One more reason (which i think was more considerate) was that i never wanted to lose my position of class topper which i had earned in this previous school for last five consecutive years (since KG till 4th). In my village, it was a matter of pride and people do looked upon me with high opinion and also had high expectations from me. Before the test i was pretty confident to clear this obstacle with some luck and hard-work, but somehow i wanted to remain in the same surroundings.
The day came and i was nervous just like any other day when i had exams. I never wanted to hurt my own ego [and of many others too] that i couldn't make it to that reputed school. I wish there could be someway that i would pass this test yet couldn't make it to that school. Alas, but things were pretty straight forward at those times. I was confused about how to attempt the test. I entered the hall which was already packed with so many other students and got my seat. I was handed over the question paper by a lady teacher [she looked so similar to those unkind and strict teachers who would first insult and humiliate the student in front of whole class and then reporting it to the parents too]. One hour went and i was lost writing answers to the questions. I was happily running my pencil over the answer sheet almost done with first half of questions and hadn't missed any question. I was pretty sure by that time of making it into that school and then i stood up from my seat. I handed over the answer sheet to the teacher. I attempted first five questions out of ten, out of which two were of mathematics and two punjabi and one of science. The teacher gave me a hard look through her spectacles and then turned her face towards the class. I came out from the class little confused whether i had done something wrong or not.
It was time for a result which was [at least] known to me already. I knew next few days would be hard trying to answer everyone what really went wrong and then again back to the same school as a class topper. It did hurt my ego a little bit whenever i had to face someone who was studying in that school. But again same sad stories of those big schools and my heart went merry-go-round. I was still sure if i had attempted the whole paper, i would have got admitted there. But that's how i wanted the things to be and it went my way. Even now when i think about it, it perplexes me which way should have been the ideal one. I never know and will never get to know what difference it would have made in my life.

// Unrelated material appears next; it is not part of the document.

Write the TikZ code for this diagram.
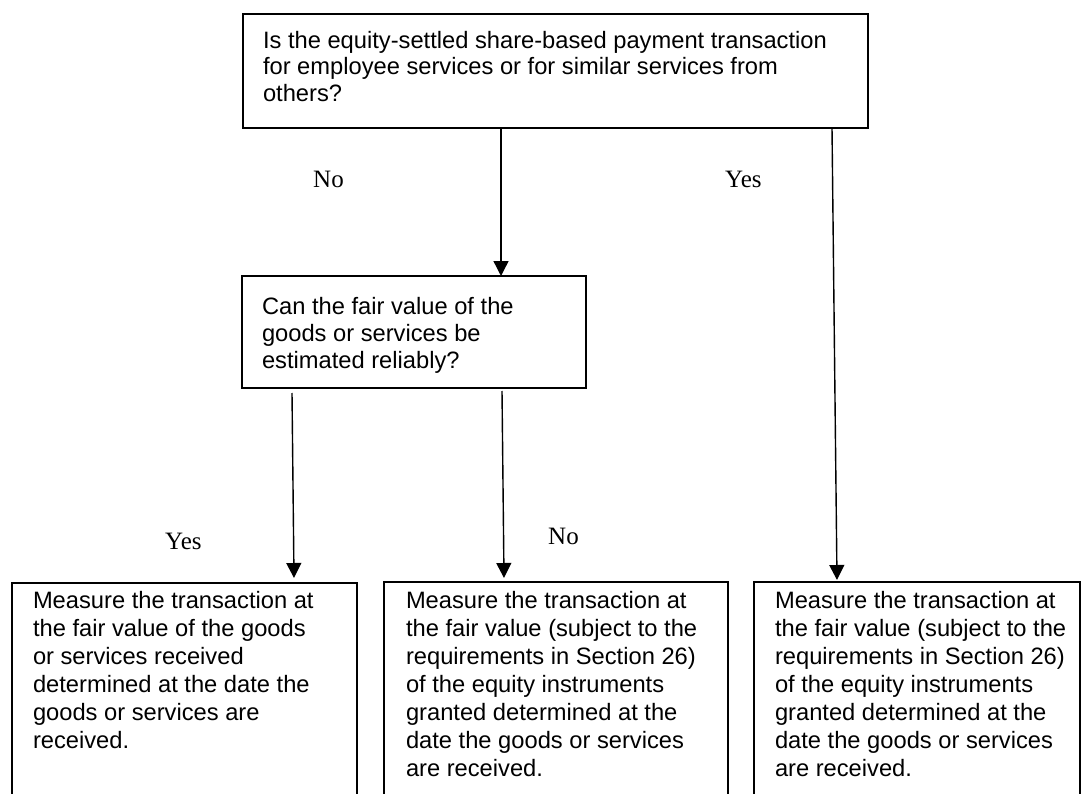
\documentclass[tikz,border=0pt]{standalone}
\usepackage{fontspec}
\setmainfont{Liberation Sans}
\newfontfamily\lblfont{Liberation Serif}
\usetikzlibrary{arrows.meta}
\newcommand\boxtext[2]{\parbox[t]{700pt}{\fontsize{23.7}{#1}\selectfont\raggedright #2}}
\tikzset{
  box/.style={draw, line width=1.4pt, rectangle, inner sep=0pt, outer sep=0pt, anchor=north west},
  txt/.style={anchor=base west, inner sep=0pt, outer sep=0pt},
  lbl/.style={anchor=base west, inner sep=0pt, font=\lblfont\fontsize{25}{30}\selectfont},
  arr/.style={line width=1.4pt, -{Triangle[width=15pt,length=15pt]}},
}
\begin{document}
\begin{tikzpicture}[x=1pt,y=-1pt]
\useasboundingbox (0,0) rectangle (1083,794);
\clip (0,0) rectangle (1083,794);
% boxes
\node[box, minimum width=625pt, minimum height=114pt] (q1) at (243,14) {};
\node[box, minimum width=344pt, minimum height=112pt] (q2) at (242,276) {};
\node[box, minimum width=345pt, minimum height=260pt] (b1) at (12,583) {};
\node[box, minimum width=344pt, minimum height=260pt] (b2) at (384,582) {};
\node[box, minimum width=326pt, minimum height=260pt] (b3) at (754,582) {};
% texts
\node[txt] (q1t) at (263,48.5) {\boxtext{26.5}{Is the equity-settled share-based payment transaction\\ for employee services or for similar services from\\ others?}};
\node[txt] (q2t) at (262,314) {\boxtext{27}{Can the fair value of the\\ goods or services be\\ estimated reliably?}};
\node[txt] (b1t) at (33,608) {\boxtext{28}{Measure the transaction at\\ the fair value of the goods\\ or services received\\ determined at the date the\\ goods or services are\\ received.}};
\node[txt] (b2t) at (406,608) {\boxtext{28}{Measure the transaction at\\ the fair value (subject to the\\ requirements in Section 26)\\ of the equity instruments\\ granted determined at the\\ date the goods or services\\ are received.}};
\node[txt] (b3t) at (775,608) {\boxtext{28}{Measure the transaction at\\ the fair value (subject to the\\ requirements in Section 26)\\ of the equity instruments\\ granted determined at the\\ date the goods or services\\ are received.}};
% connectors
\draw[arr] ([xshift=258pt]q1.south west) -- ([xshift=259pt]q2.north west);
\draw[arr] ([xshift=589pt]q1.south west) -- ([shift={(83pt,2pt)}]b3.north west);
\draw[arr] ([shift={(50pt,-5pt)}]q2.south west) -- ([shift={(282pt,5pt)}]b1.north west);
\draw[arr] ([shift={(260pt,-3pt)}]q2.south west) -- ([shift={(120pt,4pt)}]b2.north west);
% labels
\node[lbl] (no1) at (313,188) {No};
\node[lbl] (yes1) at (725,188) {Yes};
\node[lbl] (yes2) at (165,549) {Yes};
\node[lbl] (no2) at (548,544) {No};
\end{tikzpicture}
\end{document}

One more year passed happily, again topped the exams [and time for same rounds of celebrations again]. Yet i don't regret my decision, as next year i got into a big reputed school of same category.
Initial first month was horrible as i used to count numbers of hours left before i could go home and met those friends again. Later on, those guys who supported me during those tough times became good friends. I don't know what i lost in that one year, but i do admit i earned that one more year of happiness by attempting half-heartedly in that test !!!